Dear Governor Ducey,
I just
finished mopping the floor. My sister is coming to town and I don’t want her to
think I’m a total slob. I don’t have to mop the floor. She really wouldn’t mind
but Bear the Dog likes to find the only mud-spot in the forest and to lay down
full body. Then he likes to jump up on me and my running clothes. My running
clothes are in the laundry. My leg is flaking its patch of dirt onto the
floor—which I’ll have to vacuum again and then mop again. Sometimes, efficiency
is not my middle name.
I don’t
have to mop the floor or walk the dogs (I do have to walk the dogs or the dogs
would maul me with their neediness and pent up desire for muddiness). I could
have been finishing the grant application. Or making a volunteer spreadsheet.
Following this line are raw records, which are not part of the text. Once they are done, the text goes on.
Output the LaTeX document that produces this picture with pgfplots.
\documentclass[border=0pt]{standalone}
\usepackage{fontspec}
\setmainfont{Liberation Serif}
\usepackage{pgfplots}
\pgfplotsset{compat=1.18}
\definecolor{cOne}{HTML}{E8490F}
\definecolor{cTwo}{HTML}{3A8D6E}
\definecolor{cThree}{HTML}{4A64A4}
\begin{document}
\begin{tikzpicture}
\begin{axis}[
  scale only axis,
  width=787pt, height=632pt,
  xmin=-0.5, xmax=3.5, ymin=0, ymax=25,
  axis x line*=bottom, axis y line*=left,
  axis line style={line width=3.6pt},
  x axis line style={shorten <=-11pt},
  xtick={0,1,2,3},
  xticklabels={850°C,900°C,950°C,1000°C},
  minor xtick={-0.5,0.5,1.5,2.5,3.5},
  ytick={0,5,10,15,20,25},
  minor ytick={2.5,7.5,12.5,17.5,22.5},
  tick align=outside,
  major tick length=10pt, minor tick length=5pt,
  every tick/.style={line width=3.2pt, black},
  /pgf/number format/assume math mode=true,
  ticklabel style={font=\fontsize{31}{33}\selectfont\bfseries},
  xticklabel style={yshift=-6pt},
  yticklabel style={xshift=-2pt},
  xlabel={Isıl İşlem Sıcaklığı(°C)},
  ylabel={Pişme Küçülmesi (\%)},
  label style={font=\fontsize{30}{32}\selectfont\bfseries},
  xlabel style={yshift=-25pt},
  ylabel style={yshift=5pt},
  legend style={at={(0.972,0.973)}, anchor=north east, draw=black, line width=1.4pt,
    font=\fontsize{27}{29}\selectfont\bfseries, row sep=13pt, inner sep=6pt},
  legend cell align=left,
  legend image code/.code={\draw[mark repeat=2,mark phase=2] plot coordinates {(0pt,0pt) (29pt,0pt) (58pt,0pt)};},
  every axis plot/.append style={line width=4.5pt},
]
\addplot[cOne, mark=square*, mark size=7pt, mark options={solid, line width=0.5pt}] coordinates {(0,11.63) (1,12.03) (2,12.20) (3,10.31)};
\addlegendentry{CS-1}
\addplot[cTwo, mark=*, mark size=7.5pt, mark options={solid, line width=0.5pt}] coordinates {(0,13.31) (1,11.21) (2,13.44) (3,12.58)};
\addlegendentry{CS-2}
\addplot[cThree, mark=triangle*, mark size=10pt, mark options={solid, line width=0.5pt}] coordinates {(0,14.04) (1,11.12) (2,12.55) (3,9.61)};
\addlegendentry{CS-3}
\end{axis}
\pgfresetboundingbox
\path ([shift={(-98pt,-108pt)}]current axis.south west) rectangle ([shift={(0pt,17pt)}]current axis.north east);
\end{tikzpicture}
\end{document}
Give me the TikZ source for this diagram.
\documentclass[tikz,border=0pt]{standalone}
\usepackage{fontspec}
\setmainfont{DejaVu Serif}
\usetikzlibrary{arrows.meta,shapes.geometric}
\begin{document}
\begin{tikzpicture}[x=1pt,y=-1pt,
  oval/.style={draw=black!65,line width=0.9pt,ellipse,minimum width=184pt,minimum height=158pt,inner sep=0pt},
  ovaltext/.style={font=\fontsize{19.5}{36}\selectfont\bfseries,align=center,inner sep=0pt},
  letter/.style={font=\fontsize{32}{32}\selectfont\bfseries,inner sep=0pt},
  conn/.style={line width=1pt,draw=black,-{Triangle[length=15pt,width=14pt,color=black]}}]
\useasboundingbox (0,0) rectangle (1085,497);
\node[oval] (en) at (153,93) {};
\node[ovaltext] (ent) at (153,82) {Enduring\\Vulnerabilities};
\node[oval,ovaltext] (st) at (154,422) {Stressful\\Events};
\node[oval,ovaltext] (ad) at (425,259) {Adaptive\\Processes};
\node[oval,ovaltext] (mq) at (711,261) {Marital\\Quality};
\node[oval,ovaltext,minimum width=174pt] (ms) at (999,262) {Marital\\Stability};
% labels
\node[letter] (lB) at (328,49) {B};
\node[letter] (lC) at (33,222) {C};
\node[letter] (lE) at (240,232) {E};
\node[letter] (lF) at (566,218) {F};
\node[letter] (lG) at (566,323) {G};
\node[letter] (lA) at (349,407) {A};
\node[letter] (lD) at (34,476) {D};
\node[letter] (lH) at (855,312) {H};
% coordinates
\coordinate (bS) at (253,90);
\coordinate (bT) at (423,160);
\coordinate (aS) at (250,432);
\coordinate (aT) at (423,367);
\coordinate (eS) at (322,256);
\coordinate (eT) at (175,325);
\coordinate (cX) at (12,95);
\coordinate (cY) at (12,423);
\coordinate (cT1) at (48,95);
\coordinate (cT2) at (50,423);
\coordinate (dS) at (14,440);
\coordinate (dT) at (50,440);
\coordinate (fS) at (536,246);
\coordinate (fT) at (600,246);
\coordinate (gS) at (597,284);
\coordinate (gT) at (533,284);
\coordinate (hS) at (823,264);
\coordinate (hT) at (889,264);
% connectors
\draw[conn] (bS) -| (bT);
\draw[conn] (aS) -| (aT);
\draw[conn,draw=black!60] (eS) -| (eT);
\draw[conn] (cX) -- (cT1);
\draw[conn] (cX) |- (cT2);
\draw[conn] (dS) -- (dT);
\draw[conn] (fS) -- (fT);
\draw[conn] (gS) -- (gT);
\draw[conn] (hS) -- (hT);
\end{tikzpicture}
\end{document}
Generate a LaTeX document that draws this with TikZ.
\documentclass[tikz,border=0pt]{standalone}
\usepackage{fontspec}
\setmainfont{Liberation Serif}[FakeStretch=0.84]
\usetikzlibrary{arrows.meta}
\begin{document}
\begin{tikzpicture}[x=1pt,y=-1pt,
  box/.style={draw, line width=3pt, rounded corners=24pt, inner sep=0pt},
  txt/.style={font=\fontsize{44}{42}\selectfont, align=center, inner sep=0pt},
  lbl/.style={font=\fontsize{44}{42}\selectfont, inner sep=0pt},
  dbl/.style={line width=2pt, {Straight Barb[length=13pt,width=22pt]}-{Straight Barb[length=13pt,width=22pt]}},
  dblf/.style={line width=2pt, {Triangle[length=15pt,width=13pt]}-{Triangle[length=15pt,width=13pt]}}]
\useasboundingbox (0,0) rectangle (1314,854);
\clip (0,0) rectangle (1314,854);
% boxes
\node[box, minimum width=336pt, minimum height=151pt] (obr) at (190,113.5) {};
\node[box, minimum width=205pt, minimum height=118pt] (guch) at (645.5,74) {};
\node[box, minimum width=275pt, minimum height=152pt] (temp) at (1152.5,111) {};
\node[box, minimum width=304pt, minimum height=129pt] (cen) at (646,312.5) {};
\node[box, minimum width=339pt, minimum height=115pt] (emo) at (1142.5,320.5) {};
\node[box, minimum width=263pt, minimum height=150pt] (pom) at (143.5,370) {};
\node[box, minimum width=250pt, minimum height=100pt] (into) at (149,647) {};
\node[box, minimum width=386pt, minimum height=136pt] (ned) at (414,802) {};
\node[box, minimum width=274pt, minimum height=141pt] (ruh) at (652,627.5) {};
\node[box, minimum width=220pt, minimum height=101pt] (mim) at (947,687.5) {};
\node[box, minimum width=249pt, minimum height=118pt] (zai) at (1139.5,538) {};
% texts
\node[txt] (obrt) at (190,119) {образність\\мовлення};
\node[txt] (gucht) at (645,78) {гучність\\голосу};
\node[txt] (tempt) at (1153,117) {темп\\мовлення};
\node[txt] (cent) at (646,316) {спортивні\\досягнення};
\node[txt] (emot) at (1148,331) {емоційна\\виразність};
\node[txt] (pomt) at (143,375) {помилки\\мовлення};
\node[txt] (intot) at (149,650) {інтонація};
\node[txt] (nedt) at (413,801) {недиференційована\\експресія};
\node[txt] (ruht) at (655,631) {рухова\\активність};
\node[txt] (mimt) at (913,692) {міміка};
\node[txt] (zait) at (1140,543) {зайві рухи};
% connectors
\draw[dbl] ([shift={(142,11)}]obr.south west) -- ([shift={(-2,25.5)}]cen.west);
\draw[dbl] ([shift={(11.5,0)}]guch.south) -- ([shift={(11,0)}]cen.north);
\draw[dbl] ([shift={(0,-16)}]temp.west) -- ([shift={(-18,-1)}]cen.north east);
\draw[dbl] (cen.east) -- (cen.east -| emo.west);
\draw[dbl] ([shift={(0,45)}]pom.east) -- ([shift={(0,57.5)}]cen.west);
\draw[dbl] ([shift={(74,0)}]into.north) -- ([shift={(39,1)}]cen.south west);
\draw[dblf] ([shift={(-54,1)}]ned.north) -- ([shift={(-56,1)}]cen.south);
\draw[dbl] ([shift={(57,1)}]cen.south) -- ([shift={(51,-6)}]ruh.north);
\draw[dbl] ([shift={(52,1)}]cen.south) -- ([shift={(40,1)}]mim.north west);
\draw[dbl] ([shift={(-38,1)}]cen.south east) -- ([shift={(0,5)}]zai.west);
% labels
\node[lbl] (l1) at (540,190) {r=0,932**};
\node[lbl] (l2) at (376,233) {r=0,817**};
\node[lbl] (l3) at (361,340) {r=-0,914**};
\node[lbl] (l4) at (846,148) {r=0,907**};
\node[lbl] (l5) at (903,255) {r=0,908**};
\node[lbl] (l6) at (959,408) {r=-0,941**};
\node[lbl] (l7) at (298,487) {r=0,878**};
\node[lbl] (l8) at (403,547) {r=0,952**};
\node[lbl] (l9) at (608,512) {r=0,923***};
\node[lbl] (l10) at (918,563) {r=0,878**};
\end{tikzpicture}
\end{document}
Or finishing the copyedits on Canning
Peaches for the Apocalypse. Or emailing instructors to send me their
resumes.
In between
swipes of mop, I did some of these things.
Again,
probably not the most efficient mode but things pop up in my mind like dirt
pops up on my leg—seemingly out of nowhere but actually quite predictable. My
job is a hodgepodge of duties and, like most professor jobs, one that seems on
the surface voluntary but is by hodge and podge, actually required.
I want to
email my student because she’s embarking on a big project—trying to put
together a thesis on a single topic. How do you write about a single topic
without becoming redundant? Well, I think back to the EGG book I wrote. How did
I write Egg? I looked for various clichés and I titled each short essay that
cliché. How many eggs does it take to break an omelet? Can you put humpty
dumpty back together again? Is the egg truly incredible? Do I really have to
walk on eggshells?
I do have
to email the student because my job is to teach. And I do have to write a book
about eggs because how else will I know how to answer her question if I haven’t
grappled with how to write about something before?
I look at
my list of things to do: make a volunteer sign-up list for the Northern Arizona
Book Festival. This is truly volunteer work—not even in my job description and
yet I volunteered to be a part and I want the book festival to go off
successfully and how can I volunteer to make a volunteer list if I don’t volunteer
myself?
This
morning, before I left to go get my sister from Phoenix, I popped over to
Puente de Hozho, where my son Max goes to school, to try to inspire the kids to
join the Read-a-Thon. Each kid has a bingo-like paper and each square has a
particular idea to make the reading extraordinary, like read under a tree, read
over the phone. The kids ask their parents and relatives to sponsor each square
and the money goes to Puente to buy things Puente can’t normally afford like
new sound systems, computers, playground equipment. One of the squares was “Read in a funny
place.” I asked the kids where they could read. The answers: on the roof, on
the toilet, in the car, on the car, in a tree, while climbing, in a box, in a
closet, on stilts. I told them to try to keep both feet on the ground as they
read as a precautionary measure. I outlined the prizes, a Kindle, a $25 gift
card, but I told them the true gift was a week devoted to reading. Truly
self-serving! I, as a writer, want kids to grow up loving to read.
I can write
soon but first, I have students with essays for me to comment upon and books to
read and review for presses. I have book fests to support and colleagues and
students to write letters of recommendation for and previous professors to ask
letters of recommendation of [future Letter to the Governor: Abolish letters of
recommendation].
An actual
part of my job is to write—like that is spelled out and detailed. I’m supposed
to teach 60% of my time. Write for 30%. Serve for 10%. And the writing is
important because that is how I know what and how to teach.
Now, I guess
I have to go let the dogs back in, dirty though they may be. Somewhere between
vacuuming and mopping, I’ll find a minute to write again.